In what must be the most glaring admission by the FCC of their inability to treat the Internet as “open” or “neutral”, FCC chairman admits he is powerless to investigate Netflix Throttling even if it wanted to. Netflix admitted last week that it has been throttling customer traffic for years (here) while naming and shaming operators for their download speeds (here).

Wheeler said Netflix’s conduct was “outside” the FCC’s net neutrality rules adopted last year, because the FCC is not regulating “edge providers” or websites. Asked if the FCC had authority to investigate, Wheeler said that this “is outside the open Internet” order by the Federal Communications Commission. Wheeler was asked if Netflix actions were pro-consumer, but he declined to venture an opinion.

This underscores what we have been saying all along, you cannot put shackles on a sector of the Internet ecosystem.  The FCC and the Obama administration have long held the view that it is the operators, the access providers, that have to be monitored and policed.  It’s a new world out there, governments need to wake up and take a good look at who they got into bed with.  Do they really think that the likes of Google and Facebook are the good guys?  The Netflix throttling saga should put that particular school of thought to the sword.

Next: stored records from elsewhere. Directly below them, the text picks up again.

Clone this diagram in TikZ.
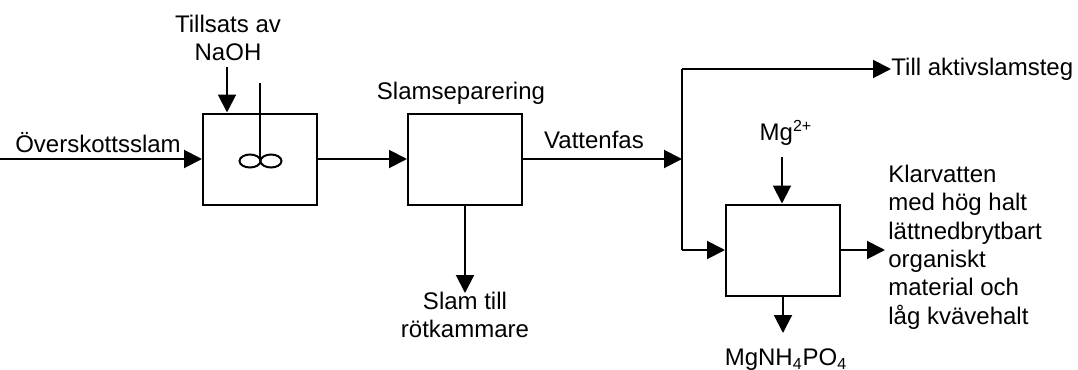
\documentclass[tikz,border=0pt]{standalone}
\usepackage{fontspec}
\setmainfont{Liberation Sans}
\usetikzlibrary{arrows.meta}

\tikzset{
  unit/.style={draw, line width=1pt, minimum width=57pt, minimum height=45.5pt},
  flow/.style={line width=1pt, -{Triangle[length=9pt,width=9pt]}},
  lbl/.style={align=center, inner sep=0pt},
}

\begin{document}
\begin{tikzpicture}[x=0.5pt,y=-0.5pt,font=\fontsize{12}{14.2}\selectfont]
\useasboundingbox (0,0) rectangle (1078,370);

% process units
\node[unit] (reactor) at (260,159) {};
\node[unit] (sep) at (465,159) {};
\node[unit] (mgbox) at (783,250) {};

% texts
\node[lbl] (feed) at (98,143) {Överskottsslam};
\node[lbl] (naoh) at (228,38) {Tillsats av\\NaOH};
\node[lbl] (seplbl) at (461,93) {Slamseparering};
\node[lbl] (water) at (594,140) {Vattenfas};
\node[lbl] (sludge) at (465,315) {Slam till\\rötkammare};
\node[lbl, anchor=west] (aktiv) at (891,69) {Till aktivslamsteg};
\node[lbl] (mg) at (786,133) {Mg\textsuperscript{2+}};
\node[lbl] (struvite) at (786,360) {MgNH\textsubscript{4}PO\textsubscript{4}};
\node[lbl, anchor=west, align=left] (clear) at (888,247)
  {Klarvatten\\med hög halt\\lättnedbrytbart\\organiskt\\material och\\låg kvävehalt};

% joints
\coordinate (in) at (0,159);
\coordinate (naohin) at (227,67);
\coordinate (split) at (682,159);
\coordinate (top) at (682,69);
\coordinate (low) at (682,250);
\coordinate (mgin) at (782,157);
\coordinate (sludgeout) at (465,293);
\coordinate (struviteout) at (783,333);
\coordinate (clearout) at (885,250);

% stirrer
\draw[line width=1pt] (260,83) -- (260,161);
\draw[line width=1pt] (250,161) ellipse (10.5 and 6.5) (271,161) ellipse (10.5 and 6.5);

% flows
\draw[flow] (in) -- (reactor);
\draw[flow] (naohin) -- (naohin |- reactor.north);
\draw[flow] (reactor) -- (sep);
\draw[flow] (sep) -- (split);
\draw[line width=1pt] (low) -- (top);
\draw[flow] (top) -- (top -| aktiv.west);
\draw[flow] (low) -- (mgbox);
\draw[flow] (mgin) -- (mgin |- mgbox.north);
\draw[flow] (sep.south) -- (sludgeout);
\draw[flow] (mgbox.south) -- (struviteout);
\draw[flow] (mgbox.east) -- (clearout);
\end{tikzpicture}
\end{document}
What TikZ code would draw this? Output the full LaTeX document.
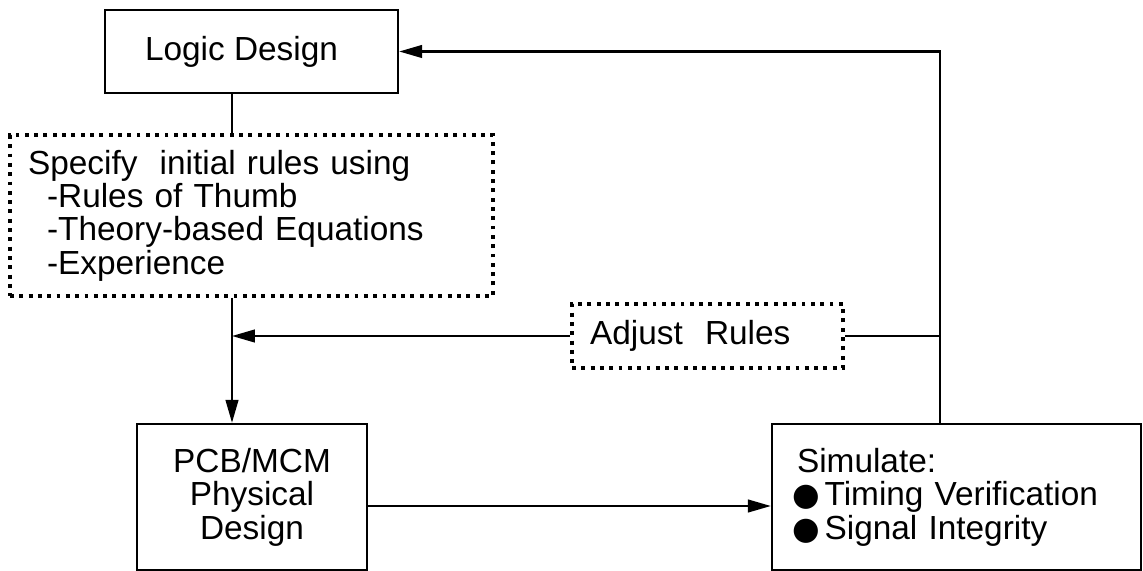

There are no inherently worthy or virtuous companies in the Internet game, just as there no innately sinful ones – just companies trying to do right by their shareholders.  You can’t discriminate when it comes to regulation.

Ken McEldowney, executive director at advocacy group Consumer Action, said Netflix actions “demonstrate a complete lack of transparency with customers, but the news is also confusing: Netflix settings have long allowed users to choose their own preferred balance of picture quality vs. data usage.”

India’s TRAI seems to have a much more even-handed approach when it comes to the definition of “Neutral” and “Open”.  Trai wasn’t afraid to call out Facebook on its Free Basics Internet.org program (here & here)  It would be interesting to hear TRAI’s reacting the Netflix Throttling admission.

If this isn’t a clear call to action, I don’t know what it.  The FCC needs to cease and desist the operator witch hunt and widen its view of a neutral Internet.  It must take in not only those “edge providers” but the whole ecosystem. Perhaps protecting Internet consumers requires new thinking altogether?